───── Data in this exercise

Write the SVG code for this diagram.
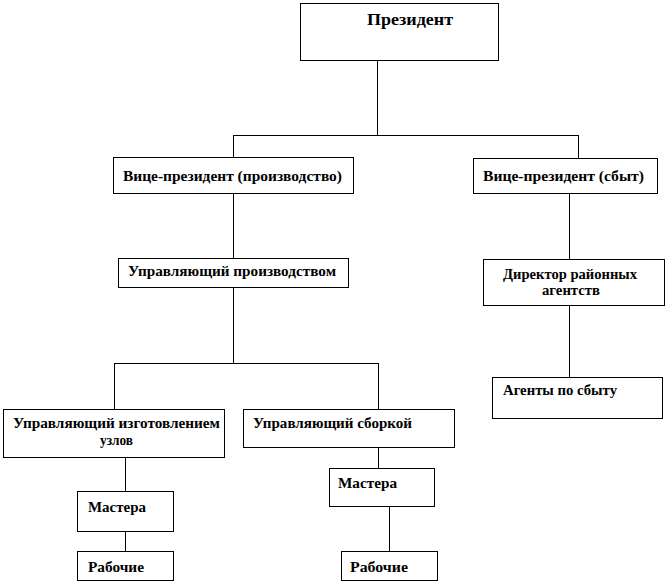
<svg xmlns="http://www.w3.org/2000/svg" width="669" height="583" viewBox="0 0 669 583">
<style>
rect.box{fill:#fff;stroke:#000;stroke-width:1}
.c line{stroke:#000;stroke-width:1}
text{font-family:'Liberation Serif','DejaVu Serif','Times New Roman',serif;font-weight:bold;font-size:14px;fill:#000}
text.big{font-size:16px}
</style>
<rect width="669" height="583" fill="#fff"/>
<g id="connectors" class="c">
<line x1="377.5" y1="60" x2="377.5" y2="135"/>
<line x1="233" y1="135.5" x2="578" y2="135.5"/>
<line x1="233.5" y1="135" x2="233.5" y2="157"/>
<line x1="578.5" y1="135" x2="578.5" y2="158"/>
<line x1="233.5" y1="193" x2="233.5" y2="258"/>
<line x1="233.5" y1="287" x2="233.5" y2="363"/>
<line x1="114" y1="363.5" x2="378" y2="363.5"/>
<line x1="114.5" y1="363" x2="114.5" y2="409"/>
<line x1="378.5" y1="363" x2="378.5" y2="409"/>
<line x1="125.5" y1="457" x2="125.5" y2="491"/>
<line x1="125.5" y1="531" x2="125.5" y2="551"/>
<line x1="378.5" y1="447" x2="378.5" y2="468"/>
<line x1="389.5" y1="506" x2="389.5" y2="551"/>
<line x1="569.5" y1="193" x2="569.5" y2="259"/>
<line x1="569.5" y1="305" x2="569.5" y2="377"/>
</g>
<g id="president"><rect class="box" x="300.5" y="3.5" width="198" height="57"/><text class="big" x="367" y="25" textLength="86" lengthAdjust="spacingAndGlyphs">Президент</text></g>
<g id="vp-production"><rect class="box" x="113.5" y="157.5" width="240" height="36"/><text x="123" y="181" textLength="219" lengthAdjust="spacingAndGlyphs">Вице-президент (производство)</text></g>
<g id="vp-sales"><rect class="box" x="473.5" y="158.5" width="184" height="35"/><text x="483" y="181" textLength="161" lengthAdjust="spacingAndGlyphs">Вице-президент (сбыт)</text></g>
<g id="production-manager"><rect class="box" x="118.5" y="258.5" width="230" height="29"/><text x="128" y="276" textLength="208" lengthAdjust="spacingAndGlyphs">Управляющий производством</text></g>
<g id="district-director"><rect class="box" x="483.5" y="259.5" width="181" height="46"/><text x="503" y="279" textLength="134" lengthAdjust="spacingAndGlyphs">Директор районных</text><text x="542" y="295" textLength="58" lengthAdjust="spacingAndGlyphs">агентств</text></g>
<g id="sales-agents"><rect class="box" x="492.5" y="377.5" width="170" height="41"/><text x="503" y="395" textLength="114" lengthAdjust="spacingAndGlyphs">Агенты по сбыту</text></g>
<g id="parts-manager"><rect class="box" x="3.5" y="409.5" width="221" height="48"/><text x="13" y="428" textLength="207" lengthAdjust="spacingAndGlyphs">Управляющий изготовлением</text><text x="100" y="445" textLength="33" lengthAdjust="spacingAndGlyphs">узлов</text></g>
<g id="assembly-manager"><rect class="box" x="243.5" y="409.5" width="211" height="38"/><text x="253" y="428" textLength="159" lengthAdjust="spacingAndGlyphs">Управляющий сборкой</text></g>
<g id="masters-left"><rect class="box" x="77.5" y="491.5" width="96" height="40"/><text x="88" y="512" textLength="58" lengthAdjust="spacingAndGlyphs">Мастера</text></g>
<g id="workers-left"><rect class="box" x="77.5" y="551.5" width="96" height="29"/><text x="88" y="572" textLength="56" lengthAdjust="spacingAndGlyphs">Рабочие</text></g>
<g id="masters-mid"><rect class="box" x="329.5" y="468.5" width="105" height="38"/><text x="338" y="488" textLength="59" lengthAdjust="spacingAndGlyphs">Мастера</text></g>
<g id="workers-mid"><rect class="box" x="341.5" y="551.5" width="96" height="29"/><text x="350" y="572" textLength="58" lengthAdjust="spacingAndGlyphs">Рабочие</text></g>
</svg>
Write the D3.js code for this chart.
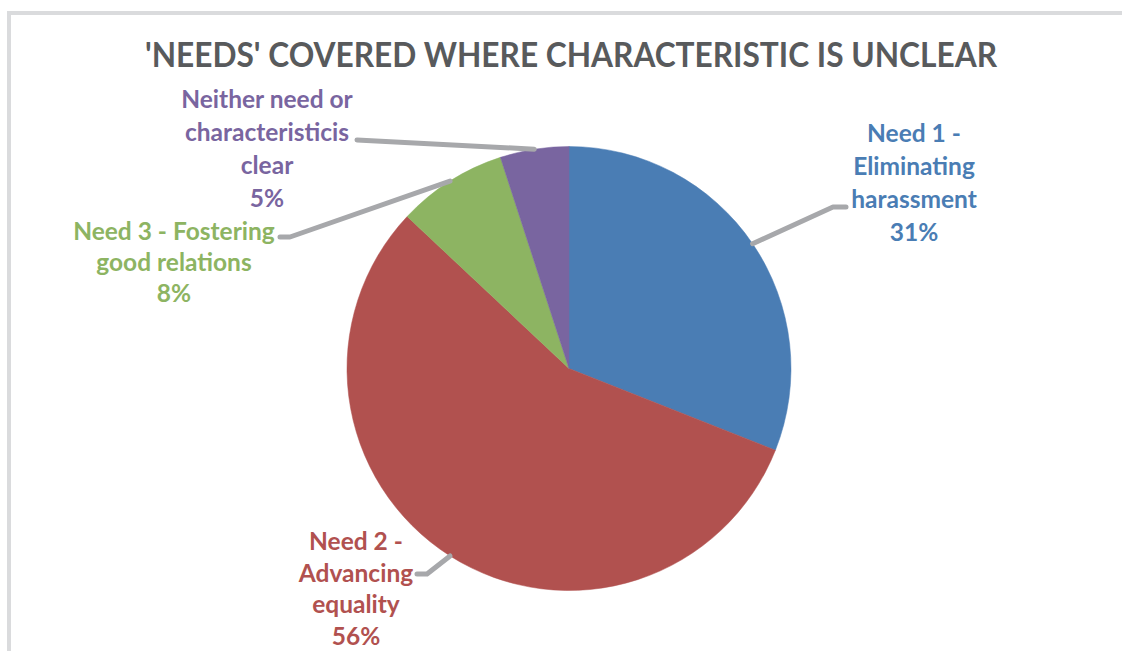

──────────

__What the task requires__: Except for the pictures, reproduce every line exactly.

__Response below__:
Write the SVG code for this diagram.
<svg xmlns="http://www.w3.org/2000/svg" width="669" height="583" viewBox="0 0 669 583">
<style>
rect.box{fill:#fff;stroke:#000;stroke-width:1}
.c line{stroke:#000;stroke-width:1}
text{font-family:'Liberation Serif','DejaVu Serif','Times New Roman',serif;font-weight:bold;font-size:14px;fill:#000}
text.big{font-size:16px}
</style>
<rect width="669" height="583" fill="#fff"/>
<g id="connectors" class="c">
<line x1="377.5" y1="60" x2="377.5" y2="135"/>
<line x1="233" y1="135.5" x2="578" y2="135.5"/>
<line x1="233.5" y1="135" x2="233.5" y2="157"/>
<line x1="578.5" y1="135" x2="578.5" y2="158"/>
<line x1="233.5" y1="193" x2="233.5" y2="258"/>
<line x1="233.5" y1="287" x2="233.5" y2="363"/>
<line x1="114" y1="363.5" x2="378" y2="363.5"/>
<line x1="114.5" y1="363" x2="114.5" y2="409"/>
<line x1="378.5" y1="363" x2="378.5" y2="409"/>
<line x1="125.5" y1="457" x2="125.5" y2="491"/>
<line x1="125.5" y1="531" x2="125.5" y2="551"/>
<line x1="378.5" y1="447" x2="378.5" y2="468"/>
<line x1="389.5" y1="506" x2="389.5" y2="551"/>
<line x1="569.5" y1="193" x2="569.5" y2="259"/>
<line x1="569.5" y1="305" x2="569.5" y2="377"/>
</g>
<g id="president"><rect class="box" x="300.5" y="3.5" width="198" height="57"/><text class="big" x="367" y="25" textLength="86" lengthAdjust="spacingAndGlyphs">Президент</text></g>
<g id="vp-production"><rect class="box" x="113.5" y="157.5" width="240" height="36"/><text x="123" y="181" textLength="219" lengthAdjust="spacingAndGlyphs">Вице-президент (производство)</text></g>
<g id="vp-sales"><rect class="box" x="473.5" y="158.5" width="184" height="35"/><text x="483" y="181" textLength="161" lengthAdjust="spacingAndGlyphs">Вице-президент (сбыт)</text></g>
<g id="production-manager"><rect class="box" x="118.5" y="258.5" width="230" height="29"/><text x="128" y="276" textLength="208" lengthAdjust="spacingAndGlyphs">Управляющий производством</text></g>
<g id="district-director"><rect class="box" x="483.5" y="259.5" width="181" height="46"/><text x="503" y="279" textLength="134" lengthAdjust="spacingAndGlyphs">Директор районных</text><text x="542" y="295" textLength="58" lengthAdjust="spacingAndGlyphs">агентств</text></g>
<g id="sales-agents"><rect class="box" x="492.5" y="377.5" width="170" height="41"/><text x="503" y="395" textLength="114" lengthAdjust="spacingAndGlyphs">Агенты по сбыту</text></g>
<g id="parts-manager"><rect class="box" x="3.5" y="409.5" width="221" height="48"/><text x="13" y="428" textLength="207" lengthAdjust="spacingAndGlyphs">Управляющий изготовлением</text><text x="100" y="445" textLength="33" lengthAdjust="spacingAndGlyphs">узлов</text></g>
<g id="assembly-manager"><rect class="box" x="243.5" y="409.5" width="211" height="38"/><text x="253" y="428" textLength="159" lengthAdjust="spacingAndGlyphs">Управляющий сборкой</text></g>
<g id="masters-left"><rect class="box" x="77.5" y="491.5" width="96" height="40"/><text x="88" y="512" textLength="58" lengthAdjust="spacingAndGlyphs">Мастера</text></g>
<g id="workers-left"><rect class="box" x="77.5" y="551.5" width="96" height="29"/><text x="88" y="572" textLength="56" lengthAdjust="spacingAndGlyphs">Рабочие</text></g>
<g id="masters-mid"><rect class="box" x="329.5" y="468.5" width="105" height="38"/><text x="338" y="488" textLength="59" lengthAdjust="spacingAndGlyphs">Мастера</text></g>
<g id="workers-mid"><rect class="box" x="341.5" y="551.5" width="96" height="29"/><text x="350" y="572" textLength="58" lengthAdjust="spacingAndGlyphs">Рабочие</text></g>
</svg>
Write the D3.js code for this chart.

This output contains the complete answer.